Если мои предположения о такой установке современного читателя (современного в указанном выше смысле…) справедливы, то осуществляемый здесь подход к книгам Бахтина, при всей его громоздкости и несоразмерности, адекватен мыслящему постижению текстов в культуре XX века.

Конечно, это — идеальный случай. Ведь большей частью читатель — реальный читатель наших книг — вовсе не жаждет всех этих трудностей “у входа”, перед книжным переплетом.

Тогда установка на торможение сходит на нет.

Но тогда сходят на нет сами возможности “мыслящего постижения”.

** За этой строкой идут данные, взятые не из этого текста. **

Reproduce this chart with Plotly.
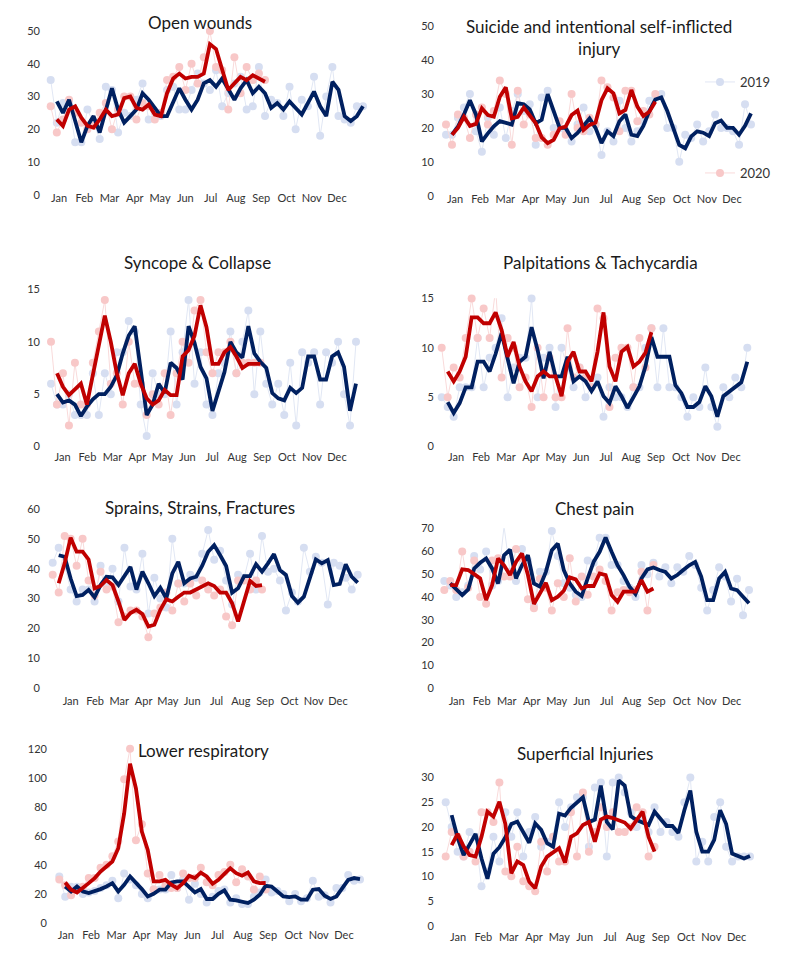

Или же оно, — это постижение, — легко укладывается в рамки мышления XIX века. Однако в этих рамках Бахтину делать нечего. Понимать книги Бахтина не “на пороге”, не “на границах”, не в их ино-бытии, — но только на их собственной территории, — означает не понимать эти книги вообще. Означает видеть в его текстах нечто “давно известное…”, но только “как-то неуклюже сказанное”. Тогда доброжелательному читателю остается лишь восхититься “хорошим стилем” автора “Творчества Франсуа Pабле”, или похвалить его за “благие намерения”.

Понять книги (и мысль) Бахтина возможно только в пафосе “промежутка”, только на границе и во взаимопереходе различных “речевых жанров” единого гуманитарного мышления, то есть только в постоянном диалоге этих коренных форм диалога: между автором и его героями, между автором и читателями.